The phrase “American dream” was first introduced into the popular language with historian James Truslow Adams’ book "American Legend" in the 1930s. The publisher of the book opposed the author's suggestion to use the title "American Dream," saying that "No reasonable American would pay $3.5 for this dream." Especially during the Cold War, the American Dream was presented as an attractive dream against the communist ideology represented by the Soviet Union.
The U.S., which has become a country of migrants since its establishment, was a country where it was believed that every man had the right to pursue happiness or that he deserved a second chance. After the disintegration of the Soviet Union, the American dream withered. Migrants were now a problem that led the U.S. identity to diminish for the White-Christian dominant classes. The increasing proportion of Hispanics, consisting mostly of Catholics, in the U.S. population also affected the balances in American politics. Thus, the addressees of the racist attitude, which used to be Afro-Americans, changed. The priority in the political agenda of the White-Christians was to dismiss migrants and stop the flow of migration. Trump had promised in the election campaign that a wall would be built on the Mexican border and that undocumented immigrants would be removed.

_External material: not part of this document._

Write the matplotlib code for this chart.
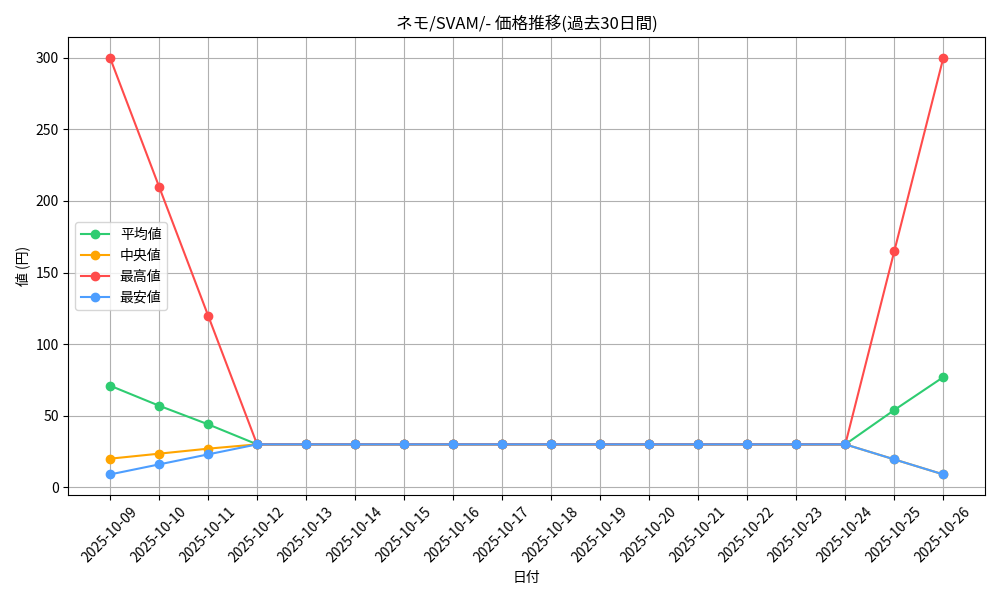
import matplotlib
matplotlib.use('Agg')
import matplotlib.pyplot as plt

plt.rcParams['font.family'] = ['Noto Sans CJK JP', 'DejaVu Sans']

dates = ['2025-10-09', '2025-10-10', '2025-10-11', '2025-10-12', '2025-10-13',
         '2025-10-14', '2025-10-15', '2025-10-16', '2025-10-17', '2025-10-18',
         '2025-10-19', '2025-10-20', '2025-10-21', '2025-10-22', '2025-10-23',
         '2025-10-24', '2025-10-25', '2025-10-26']

avg_values = [71, 57, 44, 30, 30, 30, 30, 30, 30, 30, 30, 30, 30, 30, 30, 30, 54, 77]
median_values = [20, 23.5, 27, 30, 30, 30, 30, 30, 30, 30, 30, 30, 30, 30, 30, 30, 19.5, 9]
max_values = [300, 210, 120, 30, 30, 30, 30, 30, 30, 30, 30, 30, 30, 30, 30, 30, 165, 300]
min_values = [9, 16, 23, 30, 30, 30, 30, 30, 30, 30, 30, 30, 30, 30, 30, 30, 19.5, 9]

fig, ax = plt.subplots(figsize=(10, 6), dpi=100)
ax.plot(dates, avg_values, marker='o', color='#2ecc71', label='平均値')
ax.plot(dates, median_values, marker='o', color='#ffa500', label='中央値')
ax.plot(dates, max_values, marker='o', color='#ff4b4b', label='最高値')
ax.plot(dates, min_values, marker='o', color='#4d9eff', label='最安値')

ax.set_title('ネモ/SVAM/- 価格推移(過去30日間)')
ax.set_xlabel('日付')
ax.set_ylabel('値 (円)')
ax.grid(True)
ax.legend(loc='center left')
plt.xticks(rotation=45)
plt.tight_layout()
plt.savefig('out.png')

In 2012, former U.S. President Obama introduced the Deferred Action for Childhood Arrivals (DACA) which prevented 800,000 children who were brought to the country by their parents without documentation from being deported. DACA also provided the right to education and work for migrant children. Migrant-friendly Americans defined children, who were saved from the violence of crime cartels and poverty in their country, as dreamers who deserved a second chance. Radical right-wing publications, especially Breitbart News, brought up the crimes committed by a small group of nearly one million young people for a while.
When Trump failed to build the Mexican wall, he made a move to annul DACA. According to DACA advocates, this decision is a cruel policy that has dealt a deadly blow to the American dream. There is a great tragedy for young people who are not familiar with their country, educated in the U.S., who set up businesses, got married, and became homeowners there. Businessmen, artists, politicians, NGOs and the Catholic Church have taken action for a legislation that allowed these dreamers to stay. The Catholic Church has long been providing care, health and education services to migrants.
Breitbart manager Steve Bannon made statements that accused the Catholic Church and New York Archbishop Timothy Dolan, DACA’s advocate. According to Bannon, increasingly emptying churches obtained population and economic benefits through illegal migrants. The U.S. Conference of Catholic Bishops (USCCB) issued a statement, stressing that helping migrants is a requirement in the Bible. Let it be reminded that Sebastian Gorka, Trump’s advisor who advocates harsh measures against migrants, came from Hungary to the U.S. in 2008 and obtained U.S. citizenship in 2012. Before he moved to the White House, Gorka was a Breitbart writer. Gorka, who was sacked one week after Bannon was fired from the White House, returned to Breitbart News.
While DACA worries about the young people with dreams, some states, especially Florida, including Trump's tourist facilities and hotels, continue to publish chirpy birth tourism ads for rich Russians. Cities like Miami have become attraction centers for the wealthy Russians and the wealthy from other nations who want to acquire U.S. citizenship for their children by giving birth to them in the country. Now the ball is in Congress’s court. Will Congress pull out the coffin’s nails in which the American dream is buried or not?